Why? Looks like the Python code Neil has (str_to_int() in gh-90716) now is already faster, although likely the same asymptotic behavior (basically the same algorithm, but top-down recursive instead of bottom-up). Although that’s limited to decimal string inputs, because nobody in real life gives a rip about strings in bases other than 10 and powers of 2 (and the latter are already fast).
That limit doesn’t make sense to me, and I haven’t been able to find the reasoning behind it. Here with the currently released 3.10.6 on my box:
$ py -m timeit -s "s = '9' * 4300; i = int(s)" "int(s)"
5000 loops, best of 5: 84.8 usec per loop
$ py -m timeit -s "s = '9' * 4300; i = int(s)" "str(i)"
1000 loops, best of 5: 271 usec per loop
How can an operation that can be performed well over a thousand times per second be considered a vector for “a DoS attack”?

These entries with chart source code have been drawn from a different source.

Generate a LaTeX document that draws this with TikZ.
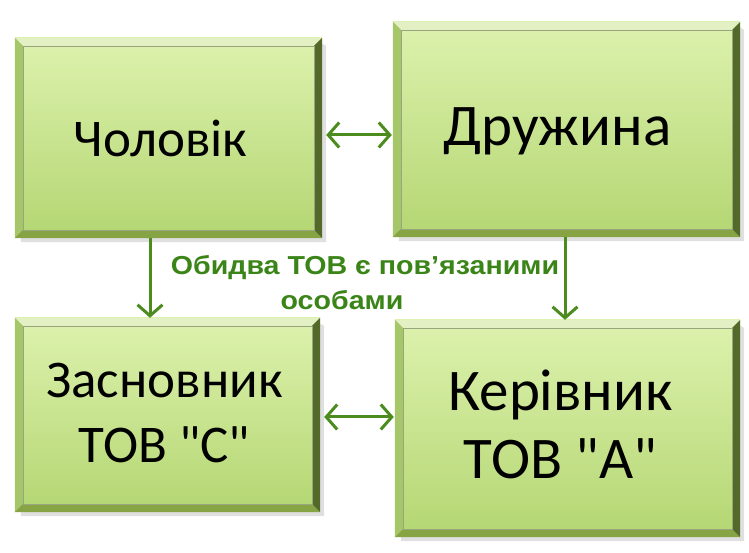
\documentclass[tikz,border=0pt]{standalone}
\usepackage{fontspec}
\newfontfamily\boxfont{Carlito}
\newfontfamily\labfont{Liberation Sans}
\usetikzlibrary{arrows.meta,calc}
\definecolor{facelight}{HTML}{DDF2AE}
\definecolor{facedark}{HTML}{B4D672}
\definecolor{bevtop}{HTML}{E2F0C4}
\definecolor{bevleft}{HTML}{A6C66A}
\definecolor{bevbot}{HTML}{86A444}
\definecolor{bevright}{HTML}{53692A}
\definecolor{arrgreen}{HTML}{4C8C1E}
\definecolor{labgreen}{HTML}{3A8418}
\tikzset{
  gbox/.style={rectangle, inner sep=0pt, align=center,
    top color=facelight, bottom color=facedark},
  btext/.style={align=center, text=black, inner sep=0pt,
    font=\boxfont\fontsize{53}{65}\selectfont},
  btextbig/.style={btext, font=\boxfont\fontsize{59}{68}\selectfont},
  barb/.tip={Straight Barb[length=11pt,width=25pt,line width=3pt]},
  conn/.style={draw=arrgreen, line width=3pt, -barb},
  dconn/.style={draw=arrgreen, line width=3pt, barb-barb},
  lab/.style={font=\labfont\bfseries\fontsize{26}{30}\selectfont, text=labgreen, inner sep=0pt, xscale=1.1}
}
\newcommand{\bevel}[1]{%
  \fill[black!12] ($(#1.north east)+(0,-6)$) -- ($(#1.north east)+(4,-8)$) -- ($(#1.south east)+(4,-4)$) -- ($(#1.south west)+(6,-4)$) -- ($(#1.south west)+(6,0)$) -- (#1.south east) -- cycle;
  \fill[bevtop] (#1.north west) -- (#1.north east) -- ($(#1.north east)+(-8,-8)$) -- ($(#1.north west)+(8,-8)$) -- cycle;
  \fill[bevleft] (#1.north west) -- ($(#1.north west)+(8,-8)$) -- ($(#1.south west)+(8,8)$) -- (#1.south west) -- cycle;
  \fill[bevbot] (#1.south west) -- ($(#1.south west)+(8,8)$) -- ($(#1.south east)+(-8,8)$) -- (#1.south east) -- cycle;
  \fill[bevright] (#1.south east) -- ($(#1.south east)+(-8,8)$) -- ($(#1.north east)+(-8,-8)$) -- (#1.north east) -- cycle;
  \draw[bevright!60, line width=0.5pt] ($(#1.north west)+(8,-8)$) rectangle ($(#1.south east)+(-8,8)$);
}
\begin{document}
\begin{tikzpicture}[x=1pt,y=1pt]
\useasboundingbox (0,0) rectangle (749,553);
\node[gbox, minimum width=307pt, minimum height=200pt] (b1) at (168.5,415) {};
\node[gbox, minimum width=347pt, minimum height=215pt] (b2) at (566.5,423.5) {};
\node[gbox, minimum width=305pt, minimum height=194pt] (b3) at (167.5,138) {};
\node[gbox, minimum width=345pt, minimum height=217pt] (b4) at (567.5,124.5) {};
\bevel{b1}\bevel{b2}\bevel{b3}\bevel{b4}
\node[btext] (t1) at ([xshift=-8pt]b1.center) {Чоловік};
\node[btextbig] (t2) at ([xshift=-9pt,yshift=-2pt]b2.center) {Дружина};
\node[btext] (t3) at ([xshift=-3pt,yshift=2pt]b3.center) {Засновник\\ТОВ "С"};
\node[btextbig] (t4) at ([xshift=-7pt,yshift=4pt]b4.center) {Керівник\\ТОВ "А"};
\node[lab] (l1) at (365,285) {Обидва ТОВ є пов’язаними};
\node[lab] (l2) at (342,253) {особами};
\draw[dconn] ($(b1.east)+(4,3)$) -- ($(b1.east -| b2.west)+(-1,3)$);
\draw[dconn] ($(b3.east)+(4,-2)$) -- ($(b3.east -| b4.west)+(-1,-2)$);
\draw[conn] ([xshift=-18.5pt]b1.south) -- ([xshift=-18.5pt]b1.south |- b3.north);
\draw[conn] ([xshift=-1.5pt]b2.south) -- ([xshift=-1.5pt]b2.south |- b4.north);
\end{tikzpicture}
\end{document}
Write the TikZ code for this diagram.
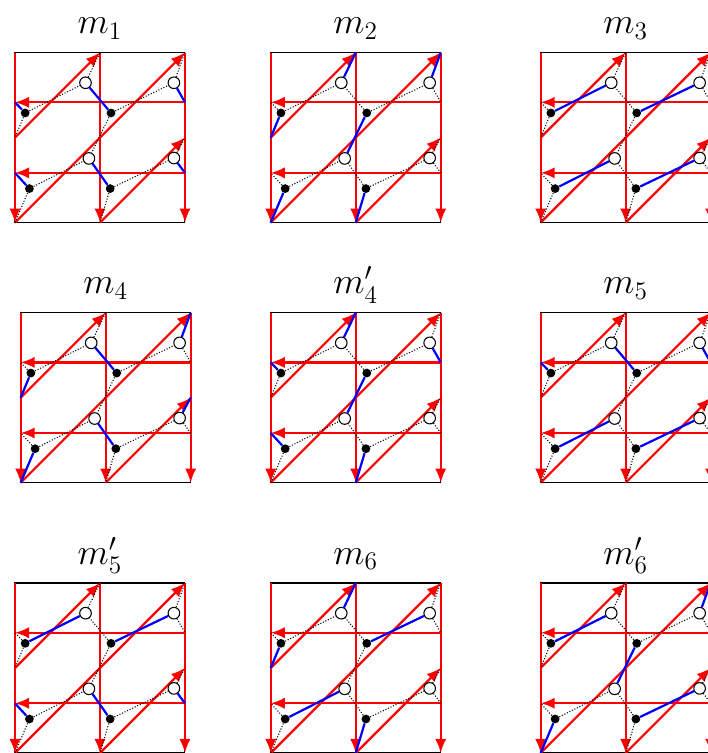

But it’s also so small that asymptotic behavior becomes increasingly irrelevant. In general, the fancier the algorithm, the higher the overheads to keep track of it all. That’s why, e.g., nobody on Earth uses FFT-based integer multiplication until operands get “very” large.
For smaller inputs, I expect the code in Neil’s PR gets more attractive, because it doesn’t incur the overheads of building temporary lists. It builds a dict to memoize the powers actually needed, but that’s O(log log n) space (tiny).